Aimia hit by labour strife at Air Canada
An AIMIA logo is shown at the company's annual general meeting in Montreal, Friday, May 4, 2012. THE CANADIAN PRESS/Graham Hughes
MONTREAL - Aimia, the company behind the Aeroplan loyalty rewards program, expects labour disruptions that hurt Air Canada's quarterly performance will also affect the accumulation of airline points for the year.
The Montreal-based company had thought that arbitrated settlements with mechanics and pilots would allow gross billings to return to normal levels in the second half of the year.
But, it said Friday, that promotions by the airline won't be sufficient to offset reductions this year caused by the labour strife and changes in accumulation rates, such as on Asian routes.
"Clearly they've had a tough couple of quarter with some business disruptions, with the uncertainty caused by the various labour disputes but that is now behind them," Aimia president and CEO Rupert Duchesne said during a conference call.
With new labour agreements that appear to be economically favourable, Duchesne said promotional activity should increase in the second half of the year.
"But we don't expect that to catch up the deficit of the lower levels of spending in the first part of the year as well as some of the grid changes that they've made in terms of how many miles are earned on what routes."
Aimia earns revenues when members use its cards or partner credit cards to purchase products and gain Aeroplan points. Air Canada is one of Aimia's largest partners representing 13 per cent of gross billings.
Accumulation of points on Air Canada fell eight per cent in the second quarter compared with a year ago, while a rebound in credit card performance allowed Aimia to offset the impact.
Overall, Aimia more than doubled its quarterly earnings compared with a year ago, helped by strong results at its Canadian and European businesses.
Aimia (TSX:AIM) earned $34.9 million or 19 cents per share for the quarter ended June 30, up from $15.3 million or seven cents per share a year ago.
Revenue totalled $504.2 million, down from $507.6 million.
Duchesne said that the business is expanding margins and delivering "robust" free cash, which allowed the company to confirm its guidance for 2012.
He said the company is focused on expanding its client base in Canada.
Canadian gross billings increased to $332 million compared with $324.1 million a year ago, while billings in Europe, the Middle East and Africa improved to $157.6 million, an increase of 14.4 per cent.
Gross billings in the U.S. and the Asia Pacific region slipped 19 per cent to $65.6 million.
Aimia said it benefited from revised and new contracts with key customers in Britain, which helped to offset the impact of macroeconomic weakness in Europe on consumer and business confidence.
While the European economy is likely to get worse, Duchesne said it doesn't negatively affect Aimia's business because it delivers measurable increased consumer use especially during recessionary times.
It also plans to announce a new UK partner soon.
Drew McReynolds of RBC Capital Markets increased his share price target for Aimia by $1 to $18 Friday.
"The risk-adjusted return remains compelling," he wrote in a report.

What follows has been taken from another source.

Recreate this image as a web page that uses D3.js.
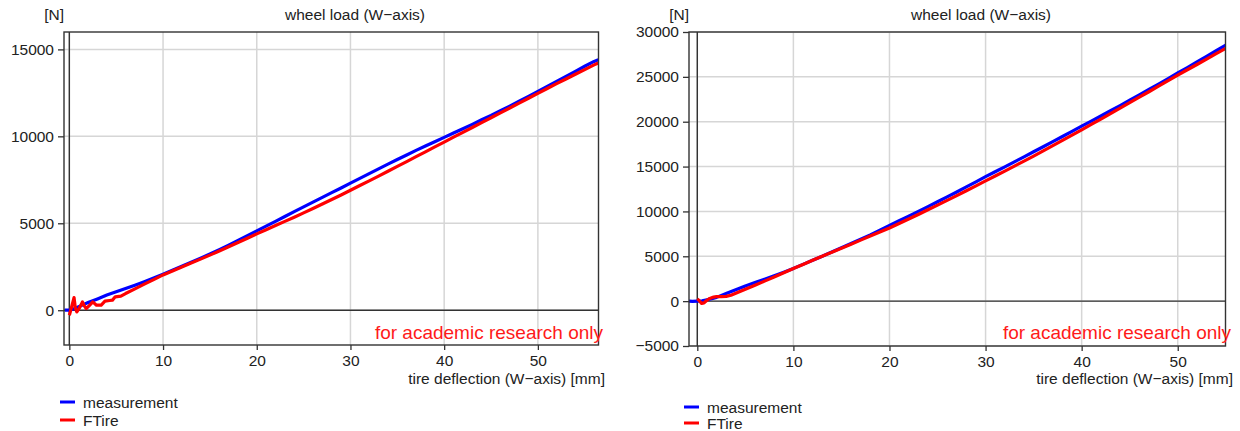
<!DOCTYPE html>
<html>
<head>
<meta charset="utf-8">
<script src="https://cdn.jsdelivr.net/npm/d3@7"></script>
<style>
  html, body { margin: 0; padding: 0; background: #fff; }
  svg { display: block; }
  text { font-family: "Liberation Sans", Arial, Helvetica, sans-serif; fill: #222; }
</style>
</head>
<body>
<svg id="chart" width="1240" height="431"></svg>
<script>
// ---------------- data ----------------
const xTicks = [0, 10, 20, 30, 40, 50];
const leftYTicks = [0, 5000, 10000, 15000];
const rightYTicks = [-5000, 0, 5000, 10000, 15000, 20000, 25000, 30000];
const seriesNames = ["measurement", "FTire"];
const seriesColors = ["#0000ff", "#ff0000"];
const titleText = "wheel load (W\u2212axis)";
const unitText = "[N]";
const xLabelText = "tire deflection (W\u2212axis) [mm]";
const watermarkText = "for academic research only";

// left panel: [deflection mm, load N]
const leftMeasurement = [
  [-0.5, 0], [0, 0], [0.5, 80], [1, 200], [1.5, 320], [2, 440], [3, 650], [4, 870], [5, 1060],
  [6, 1250], [7, 1440], [8, 1640], [9, 1850], [10, 2070], [11, 2300], [12, 2530], [13, 2760],
  [14, 2990], [15, 3230], [16, 3480], [17, 3740], [18, 4010], [19, 4280], [20, 4560], [21, 4840],
  [22, 5110], [23, 5390], [24, 5670], [25, 5940], [26, 6220], [27, 6490], [28, 6760], [29, 7030],
  [30, 7310], [31, 7580], [32, 7860], [33, 8130], [34, 8400], [35, 8670], [36, 8930], [37, 9190],
  [38, 9440], [39, 9690], [40, 9940], [41, 10190], [42, 10440], [43, 10690], [44, 10950],
  [45, 11200], [46, 11470], [47, 11740], [48, 12020], [49, 12300], [50, 12580], [51, 12870],
  [52, 13160], [53, 13450], [54, 13740], [55, 14030], [56, 14310], [56.45, 14400]
];
const leftFTire = [
  [0, -290], [0.25, 200], [0.5, 730], [0.65, 100], [0.8, -100], [1.1, 150], [1.4, 480], [1.6, 250],
  [1.8, 100], [2.1, 250], [2.5, 480], [2.9, 290], [3.4, 290], [3.8, 520], [4.3, 560], [4.6, 580],
  [4.9, 770], [5.5, 810], [6, 960], [7, 1230], [8, 1500], [9, 1760], [10, 2030], [11, 2260],
  [12, 2490], [13, 2710], [14, 2940], [15, 3170], [16, 3410], [17, 3650], [18, 3890], [19, 4140],
  [20, 4390], [21, 4630], [22, 4870], [23, 5110], [24, 5350], [25, 5600], [26, 5850], [27, 6110],
  [28, 6370], [29, 6630], [30, 6900], [31, 7170], [32, 7440], [33, 7710], [34, 7990], [35, 8270],
  [36, 8550], [37, 8830], [38, 9110], [39, 9390], [40, 9670], [41, 9950], [42, 10230], [43, 10510],
  [44, 10790], [45, 11070], [46, 11350], [47, 11630], [48, 11910], [49, 12190], [50, 12470],
  [51, 12750], [52, 13030], [53, 13300], [54, 13570], [55, 13840], [56, 14110], [56.45, 14220]
];

// right panel
const rightMeasurement = [
  [-0.86, 10], [-0.5, -20], [0, 0], [0.5, 30], [1, 150], [1.5, 280], [2, 420], [3, 850], [4, 1270],
  [5, 1700], [6, 2080], [7, 2450], [8, 2830], [9, 3230], [10, 3650], [11, 4100], [12, 4550],
  [13, 5000], [14, 5480], [15, 5950], [16, 6420], [17, 6900], [18, 7380], [19, 7910], [20, 8440],
  [21, 8960], [22, 9480], [23, 10010], [24, 10540], [25, 11080], [26, 11620], [27, 12170],
  [28, 12730], [29, 13300], [30, 13870], [31, 14420], [32, 14970], [33, 15530], [34, 16090],
  [35, 16650], [36, 17210], [37, 17780], [38, 18350], [39, 18920], [40, 19500], [41, 20070],
  [42, 20640], [43, 21220], [44, 21800], [45, 22390], [46, 22990], [47, 23590], [48, 24200],
  [49, 24810], [50, 25430], [51, 26040], [52, 26660], [53, 27280], [54, 27910], [55, 28550]
];
const rightFTire = [
  [0, 250], [0.2, 50], [0.45, -250], [0.7, -200], [1, 100], [1.3, 300], [1.7, 450], [2, 500],
  [2.5, 500], [3, 530], [3.5, 660], [4, 880], [5, 1320], [6, 1780], [7, 2230], [8, 2690],
  [9, 3160], [10, 3630], [11, 4090], [12, 4550], [13, 5010], [14, 5460], [15, 5900], [16, 6350],
  [17, 6800], [18, 7260], [19, 7700], [20, 8150], [21, 8650], [22, 9150], [23, 9660], [24, 10180],
  [25, 10700], [26, 11230], [27, 11760], [28, 12300], [29, 12850], [30, 13400], [31, 13950],
  [32, 14500], [33, 15050], [34, 15610], [35, 16170], [36, 16750], [37, 17330], [38, 17920],
  [39, 18510], [40, 19100], [41, 19700], [42, 20300], [43, 20900], [44, 21510], [45, 22120],
  [46, 22730], [47, 23340], [48, 23960], [49, 24580], [50, 25200], [51, 25790], [52, 26380],
  [53, 26980], [54, 27580], [55, 28180]
];

// ---------------- drawing ----------------
const svg = d3.select("#chart");
const FS = 15.5;

function panel(cfg) {
  const g = svg.append("g");
  const x = d3.scaleLinear().domain(cfg.xDomain).range([cfg.left, cfg.right]);
  const y = d3.scaleLinear().domain(cfg.yDomain).range([cfg.bottom, cfg.top]);
  const clipId = "clip" + cfg.id;
  svg.append("clipPath").attr("id", clipId).append("rect")
    .attr("x", cfg.left).attr("y", cfg.top)
    .attr("width", cfg.right - cfg.left).attr("height", cfg.bottom - cfg.top);

  // grid
  g.append("g").selectAll("line").data(xTicks).join("line")
    .attr("x1", d => x(d)).attr("x2", d => x(d))
    .attr("y1", cfg.top).attr("y2", cfg.bottom)
    .attr("stroke", "#d6d6d6").attr("stroke-width", 1.5);
  g.append("g").selectAll("line").data(cfg.yTicks).join("line")
    .attr("x1", cfg.left).attr("x2", cfg.right)
    .attr("y1", d => y(d)).attr("y2", d => y(d))
    .attr("stroke", "#d6d6d6").attr("stroke-width", 1.5);

  // zero lines
  g.append("line").attr("x1", x(0)).attr("x2", x(0)).attr("y1", cfg.top).attr("y2", cfg.bottom)
    .attr("stroke", "#333").attr("stroke-width", 1.4);
  g.append("line").attr("x1", cfg.left).attr("x2", cfg.right).attr("y1", y(0)).attr("y2", y(0))
    .attr("stroke", "#333").attr("stroke-width", 1.4);

  // series
  const line = d3.line().x(d => x(d[0])).y(d => y(d[1]));
  const data = [cfg.meas, cfg.ftire];
  g.append("g").attr("clip-path", `url(#${clipId})`)
    .selectAll("path").data(data).join("path")
    .attr("d", line).attr("fill", "none")
    .attr("stroke", (d, i) => seriesColors[i])
    .attr("stroke-width", 3.2).attr("stroke-linejoin", "round");

  // frame
  g.append("rect").attr("x", cfg.left).attr("y", cfg.top)
    .attr("width", cfg.right - cfg.left).attr("height", cfg.bottom - cfg.top)
    .attr("fill", "none").attr("stroke", "#333").attr("stroke-width", 1.4);

  // axes
  const yAxis = d3.axisLeft(y).tickValues(cfg.yTicks).tickSize(6).tickPadding(4).tickFormat(d3.format("d"));
  const ya = g.append("g").attr("transform", `translate(${cfg.left},0)`).call(yAxis);
  const xAxis = d3.axisBottom(x).tickValues(xTicks).tickSize(5).tickPadding(5).tickFormat(d3.format("d"));
  const xa = g.append("g").attr("transform", `translate(0,${cfg.bottom})`).call(xAxis);
  [ya, xa].forEach(a => {
    a.select(".domain").remove();
    a.selectAll(".tick line").attr("stroke", "#333").attr("stroke-width", 1.3);
    a.selectAll(".tick text").attr("font-size", FS).attr("fill", "#222")
      .style("font-family", '"Liberation Sans", Arial, sans-serif');
  });
  ya.selectAll(".tick text").text(d => d < 0 ? "\u2212" + Math.abs(d) : d);

  // texts
  g.append("text").attr("x", cfg.titleX).attr("y", 20).attr("text-anchor", "middle")
    .attr("font-size", FS).text(titleText);
  g.append("text").attr("x", cfg.left).attr("y", 20).attr("text-anchor", "end")
    .attr("font-size", FS).text(unitText);
  g.append("text").attr("x", cfg.xLabelRight).attr("y", 384).attr("text-anchor", "end")
    .attr("font-size", FS).text(xLabelText);
  g.append("text").attr("x", cfg.wmRight).attr("y", 339).attr("text-anchor", "end")
    .attr("font-size", 19).style("fill", "#ff1a1a").text(watermarkText);

  // legend
  const lg = g.append("g");
  seriesNames.forEach((n, i) => {
    const ly = cfg.legendY + i * cfg.legendDy;
    lg.append("line").attr("x1", cfg.legendX).attr("x2", cfg.legendX + 15)
      .attr("y1", ly).attr("y2", ly).attr("stroke", seriesColors[i]).attr("stroke-width", 3);
    lg.append("text").attr("x", cfg.legendX + 23).attr("y", ly + 6)
      .attr("font-size", FS).text(n);
  });
}

panel({
  id: "L", left: 64, right: 598.5, top: 32, bottom: 345,
  xDomain: [-0.57, 56.47], yDomain: [-2000, 16000], yTicks: leftYTicks,
  meas: leftMeasurement, ftire: leftFTire,
  titleX: 355, xLabelRight: 605, wmRight: 603,
  legendX: 60, legendY: 402, legendDy: 18
});
panel({
  id: "R", left: 689, right: 1225.5, top: 32, bottom: 346,
  xDomain: [-0.864, 54.97], yDomain: [-5000, 30000], yTicks: rightYTicks,
  meas: rightMeasurement, ftire: rightFTire,
  titleX: 981, xLabelRight: 1233, wmRight: 1231,
  legendX: 684, legendY: 407, legendDy: 16
});
</script>
</body>
</html>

Meanwhile, Aimia said a U.S. settlement between retailers and credit card companies Visa and MasterCard could have an impact in Canada if the Competition Tribunal adopts similar measures this fall.
The changes allow retailers to impose surcharges on credit card use, which could prompt consumers to shift to other payment options such as cash or debit.
But Duchesne told analysts that Aimia's research has determined that surcharges don't materially change credit card use and could entice a backlash from consumers.
Aimia is in negotiations with Aeromexico to expand its minority stake in Mexico's Club Premier loyalty program. Aimia currently has a nearly 29 per cent stake.
On the Toronto Stock Exchange, Aimia's shares closed at $13.60, up 17 cents in Friday trading.